The deal was not even mentioned in the leading Russian military newspaper yesterday, and several nationalist lawmakers said Mr. Putin had given up too much in his desire to strike a deal in time for next week's summit with President Bush in Moscow.
U.S. negotiators said the Kremlin dropped its previous insistence that the United States destroy the thousands of missiles to be taken out of service in the agreement. The Pentagon would like to store many of those missiles, and the four-page accord approved Monday allows the United States to do that.
Russian Defense Minister Sergei Ivanov said the Russian government would continue to press for the destruction of the missiles, but Moscow critics said that did not go far enough.
State Duma lawmaker Alexei Mitrofanov, a leading crit ic of Mr.

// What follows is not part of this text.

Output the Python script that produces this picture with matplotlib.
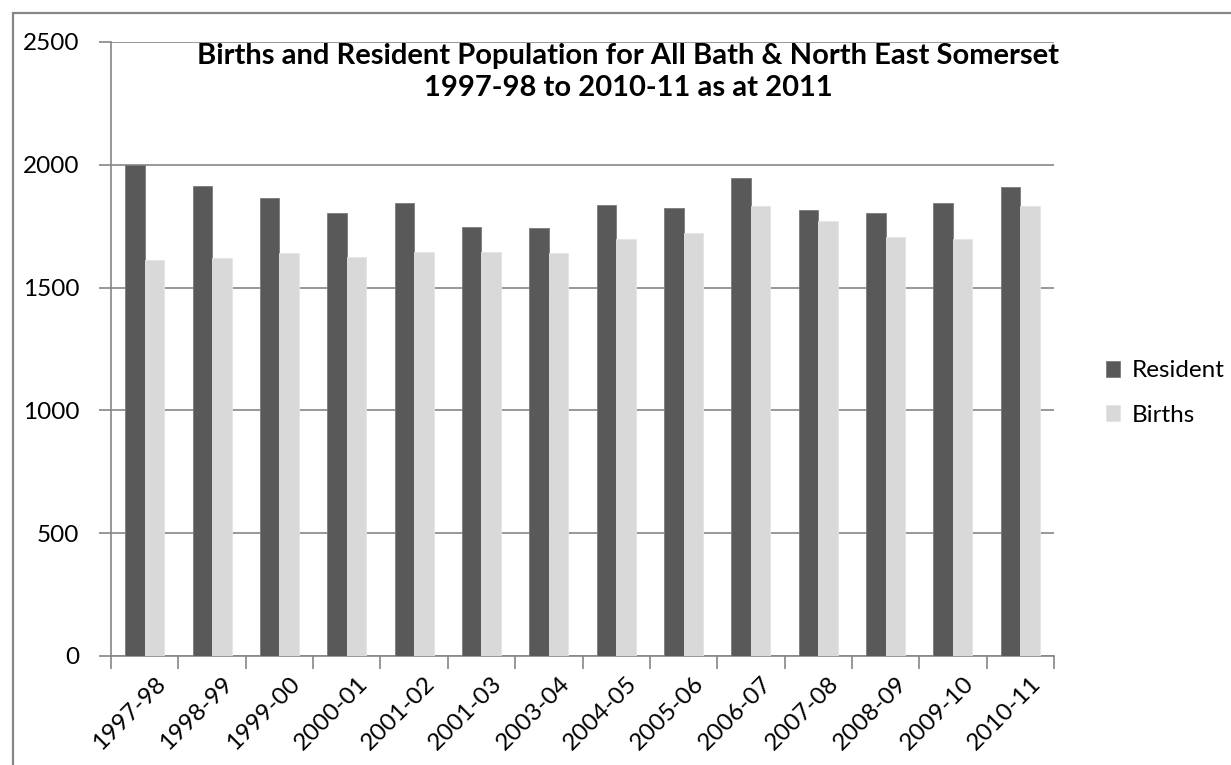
import numpy as np
import matplotlib.pyplot as plt
from matplotlib.patches import Rectangle
from matplotlib.transforms import ScaledTranslation

years = ['1997-98', '1998-99', '1999-00', '2000-01', '2001-02', '2001-03', '2003-04',
         '2004-05', '2005-06', '2006-07', '2007-08', '2008-09', '2009-10', '2010-11']
resident = [2000, 1913, 1863, 1803, 1844, 1746, 1742, 1838, 1823, 1948, 1817, 1803, 1844, 1908]
births = [1612, 1621, 1640, 1625, 1645, 1645, 1640, 1696, 1722, 1832, 1772, 1705, 1697, 1832]

plt.rcParams['font.family'] = ['Lato', 'DejaVu Sans']
grey = '#868686'

fig = plt.figure(figsize=(12.31, 7.65), dpi=100)
ax = fig.add_axes([0.0902, 0.1425, 0.766, 0.8026])

x = np.arange(len(years))
w = 0.29
ax.bar(x - w / 2, resident, w, color='#595959', edgecolor='#7a7a7a', linewidth=0.6, label='Resident', zorder=3)
ax.bar(x + w / 2, births, w, color='#d9d9d9', edgecolor='#e4e4e4', linewidth=0.6, label='Births', zorder=3)

ax.set_xlim(-0.5, len(years) - 0.5)
ax.set_ylim(0, 2500)
ax.set_yticks(range(0, 2501, 500))
ax.yaxis.grid(True, color=grey, linewidth=1.2, zorder=0)

# labels under the middle, tick marks between categories (Excel style)
ax.set_xticks(x, years, rotation=45, ha='right', rotation_mode='anchor')
ax.set_xticks(np.arange(-0.5, len(years)), minor=True)
ax.tick_params(axis='x', which='major', length=0, pad=12, labelsize=17.5)
ax.tick_params(axis='x', which='minor', length=9, color=grey, width=1.2)
ax.tick_params(axis='y', length=9, color=grey, width=1.2, pad=14, labelsize=17.5)
shift = ScaledTranslation(10 / 100, 0, fig.dpi_scale_trans)
for lab in ax.get_xticklabels():
    lab.set_transform(lab.get_transform() + shift)

for s in ['top', 'right']:
    ax.spines[s].set_visible(False)
for s in ['left', 'bottom']:
    ax.spines[s].set_color(grey)
    ax.spines[s].set_linewidth(1.2)

fig.text(628 / 1231, 1 - 43 / 765,
         'Births and Resident Population for All Bath & North East Somerset\n1997-98 to 2010-11 as at 2011',
         ha='center', va='top', fontsize=21, fontweight='bold', linespacing=1.3)

fig.legend(loc='center left', bbox_to_anchor=(1084 / 1231, 1 - 393 / 765), frameon=False,
           fontsize=17.5, handlelength=0.6, handleheight=0.6, handletextpad=0.45, labelspacing=0.95)

fig.patches.append(Rectangle((13 / 1231, -0.1), 1.2, 1.1 - 13 / 765, transform=fig.transFigure,
                             fill=False, edgecolor=grey, linewidth=1.6))

fig.savefig('out.png', dpi=100)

Putin's pro-Western tilt since September 11, accused the Kremlin of "doing a favor to the United States."
"They form a shield, and we break our sword. We must reserve the right to have as many missiles as possible so that we could deploy them under every tree," he told reporters in Moscow.
While not threatening Mr. Putin's dominant political position at home, many among Russia's foreign policy and security elites have been openly unhappy with what they see as series of concessions to the West, and to Washington in particular, in recent months.
Mr. Putin reacted mildly when Mr. Bush announced a decision to pull out of the Anti-Ballistic Missile Treaty last year and has also expressed only muted unhappiness with NATO's proposed expansion into Eastern Europe and the Baltics long a sore point for Moscow.
The U.S.-led war on terrorism has also seen American troops deployed to areas long seen in Moscow as part of Russia's natural sphere of influence, including Central Asia and Georgia.
Mr. Putin's critics at home contend he has gotten little in return for his concessions.
"Russia has conceded a lot," Leonid Ivashov, vice president of the Moscow-based Geopolitical Studies Academy, said this week, "but I don't see any positive response from the United States."
Hopes that a U.S. rapprochement would aid Russia's still-struggling economy have been damaged by a trade war over poultry and by Mr. Bush's decision to slap higher duties on imported steel a direct blow to Russian exporters heavily tilted toward heavy industry.
A study released last week by the London-based International Institute for Strategic Studies said Mr. Putin's overt support for the West in recent months carried "considerable political risks."
"Putin's policy continues to draw criticism within the security elites in Russia, partly because of the strengthened U.S. and Western military presence in Central Asia," the report noted. "While overall, Putin's audacious policies have paid off domestically and internationally, there remains a need for him to be able to demonstrate at home his gains abroad."